Subsequent to evaluation of available time & resources and getting the feeling that they have 'reached a point that summit will not be possible', the climbers mutually agreed to call it off. US-Hungarians were attempting the route attempted by Reinhold Messner, Hubert Messner, Hanspeter Eisendle and Wolfgang Tomaseth in 2000 (and also by Simone & Denis in winter 2011-12). "This mountain has thrown a lot at us. Crevasse falls, avalanches, massive snows, sub-zero colds and now a bout of an ailment I thought wouldn’t touch me. I work at altitude, train at altitude and it still got me." writes disappointed Ian.


Solo climber Joel Wischnewski, who went up from his C2 at 4300m on Rupal face, haven't updated his position yet. Hope that everything is well with French snowboarder.

Italian Daniel Nardi and French lady Elisabeth Revol are fighting fierce wind on Mummery Ridge. They too are running out of resources and want to earn one last chance to go atop Nanga Parbat. They sat off from BC on 9th February. Though climbing details wouldn't be available until the climbers return to BC, but thanks to location updates from home team, we know that duo is facing rough conditions. The pair spent first night at 5200m on ice fall. On 10th, they managed to reach 6000m. Today, strong wind confined Daniel & Elisabeth to their tent at 6000m. Tomorrow if 100kph gusts show a respite, duo would try climbing till 7000m.

Broad Peak
Polish team waits for an improvement in weather (& visibility) to go up and fix route beyond C3 or establish C4. Forecast suggests that tonight's chill factor at Broad Peak summit would be -67°C and would remain similar throughout the week.


Laila Peak
Spanish Team (José Fernández, Ramón Portilla, Alex Txikon and Juanjo San Sebastián) narrowly missed the first winter ascent of Laila Peak when they had to retreat from just 80m below summit. Team had been making gradual but steady progress since they left BC on 7th. After spending three nights on mountain (one each in C1, a bivouac and C2) team was all set for summit push on Sunday.
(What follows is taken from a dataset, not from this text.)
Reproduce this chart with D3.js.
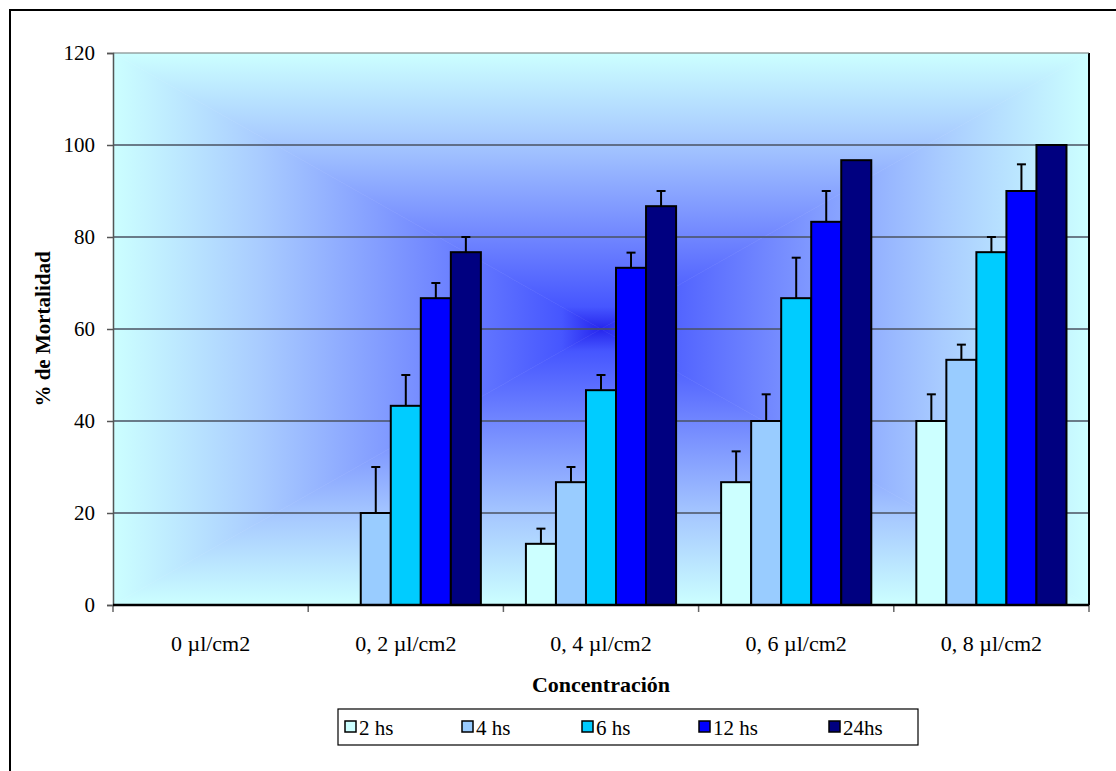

But the technical giant ramp to summit proved to be rougher than expected. On Sunday, Alex and Jose organized the route to 300m above C2 before turning back to C2. On 11th February morning, team started the push towards summit under cloudy skies. The blizzard and difficult route to summit joined by cold and exhaustion slowed them, significantly. Team was at 6020 when they had to make the tough decision of turning back since it was getting late.
They reached C2 at around sunset. Team would be descending to BC tomorrow as they are literally out of food since yesterday. Chances of another attempt to reach summit are not known, as of now.